School administrators and leaders are similarly required by the instruction to exemplify and respect the unique mission and character of a Catholic school, the congregation says, which itself exists as a community within the wider Catholic communities of the parish, the diocese, or the religious institute or congregation which sponsors it — with special attention paid to the proper role of Church authority in authenticating and certifying the Catholic identity of a school.
Of course, the congregation says, the community of a Catholic school exists within the wider community of civil society, which is itself present in the school itself through the students, many of whom may not be Catholic.
The state itself has its own obligation to provide parents with assistance in educating their children, the instruction says, repeating both Church teaching and canon law, but this obligation to assist does not mean the power to supplant the role of either parents or the Church.
“It may happen,” the congregation warns, “that the state imposes on Catholic institutions, operating in the public sphere, unbefitting behaviors that cast doubt on the doctrinal and disciplinary credibility of the Church.”

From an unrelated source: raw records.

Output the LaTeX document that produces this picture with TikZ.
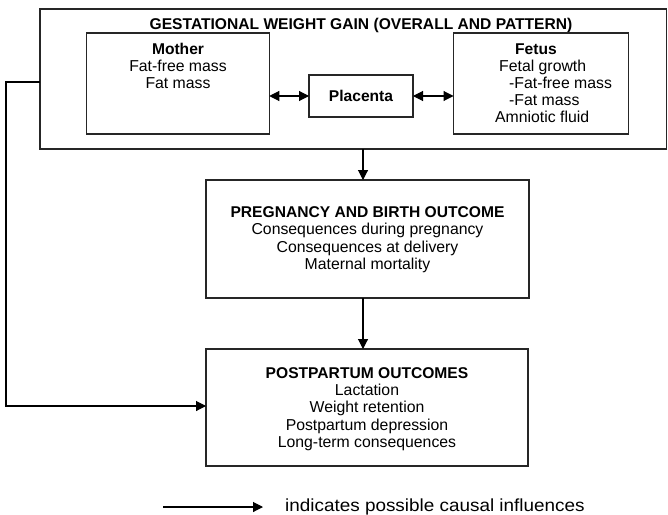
\documentclass[tikz,border=0pt]{standalone}
\usepackage{fontspec}
\setmainfont{Liberation Sans}
\newfontfamily\legfont[FakeStretch=1.08]{Liberation Sans}
\usetikzlibrary{arrows.meta}
\begin{document}
\begin{tikzpicture}[x=1pt,y=-1pt,
  box/.style={draw=black!85, line width=1.1pt, inner sep=0pt, outer sep=0pt},
  txt/.style={font=\fontsize{15.8}{17}\selectfont, inner sep=0pt, anchor=base},
  btxt/.style={txt, font=\fontsize{15.6}{17}\selectfont\bfseries},
  arr/.style={draw=black, line width=1.1pt, -{Triangle[length=10pt,width=10pt]}},
  darr/.style={draw=black, line width=1.1pt, {Triangle[length=10pt,width=10pt]}-{Triangle[length=10pt,width=10pt]}}]
\useasboundingbox (0,0) rectangle (668,514);
% outer box
\node[box, minimum width=626.5pt, minimum height=140pt] (outer) at (353.25,79) {};
\node[btxt] (gtitle) at (361,29) {GESTATIONAL WEIGHT GAIN (OVERALL AND PATTERN)};
% mother
\node[box, minimum width=182.5pt, minimum height=101pt] (mother) at (178,83.5) {};
\node[btxt] (m1) at (178,54) {Mother};
\node[txt] (m2) at (178,71) {Fat-free mass};
\node[txt] (m3) at (178,88) {Fat mass};
% placenta
\node[box, minimum width=104pt, minimum height=42pt] (placenta) at (361,96) {};
\node[btxt] (p1) at (361,101.5) {Placenta};
% fetus
\node[box, minimum width=175pt, minimum height=101pt] (fetus) at (541,83.5) {};
\node[btxt] (f1) at (536,54) {Fetus};
\node[txt, anchor=base west] (f2) at (499,71) {Fetal growth};
\node[txt, anchor=base west] (f3) at (509,88) {-Fat-free mass};
\node[txt, anchor=base west] (f4) at (509,105) {-Fat mass};
\node[txt, anchor=base west] (f5) at (495,122) {Amniotic fluid};
% pregnancy
\node[box, minimum width=323pt, minimum height=118pt] (preg) at (367.5,239) {};
\node[btxt] (q1) at (367.5,217) {PREGNANCY AND BIRTH OUTCOME};
\node[txt] (q2) at (367.5,234.5) {Consequences during pregnancy};
\node[txt] (q3) at (367.5,252) {Consequences at delivery};
\node[txt] (q4) at (367.5,269.5) {Maternal mortality};
% postpartum
\node[box, minimum width=322pt, minimum height=117pt] (post) at (367,407.5) {};
\node[btxt] (r1) at (367,378) {POSTPARTUM OUTCOMES};
\node[txt] (r2) at (367,395) {Lactation};
\node[txt] (r3) at (367,412.5) {Weight retention};
\node[txt] (r4) at (367,430) {Postpartum depression};
\node[txt] (r5) at (367,447.5) {Long-term consequences};
% connectors
\draw[darr] (mother.east |- placenta.west) -- (placenta.west);
\draw[darr] (placenta.east) -- (fetus.west |- placenta.east);
\draw[arr] (outer.south -| 363,0) -- (preg.north -| 363,0);
\draw[arr] (preg.south -| 363,0) -- (post.north -| 363,0);
\coordinate (c1) at (6,82);
\coordinate (c2) at (6,406);
\draw[arr] (outer.west |- c1) -- (c1) -- (c2) -- (post.west |- c2);
% legend
\coordinate (l1) at (163,507);
\coordinate (l2) at (263,507);
\draw[arr] (l1) -- (l2);
\node[txt, anchor=base west, font=\legfont\fontsize{17.5}{20}\selectfont] (leg) at (285,511.5) {indicates possible causal influences};
\end{tikzpicture}
\end{document}
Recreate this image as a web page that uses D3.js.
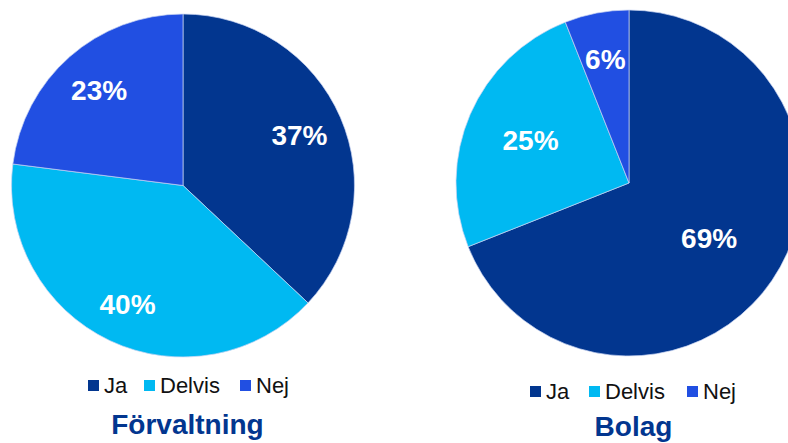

“Sometimes public opinion also makes solutions in line with the principles of Catholic morality almost impossible.”
In these circumstances, the congregation notes that “in many countries civil law bars ‘discrimination’ on the basis of religion, sexual orientation and other aspects of private life.”
“At the same time, educational institutions are granted the possibility to draw up a profile of values and a code of conduct. When these values and behaviors are not respected by those concerned, the latter can be sanctioned for lack of professional honesty in failing to comply with the terms set out in the related contracts and institutional guidelines.”
“While respecting the different spheres” of Church and state regulation of schools, the congregation says, “there is a need for reasonable defense of the rights of Catholics and their schools, both through dialogue with state authorities and through recourse to the courts having jurisdiction in these matters.”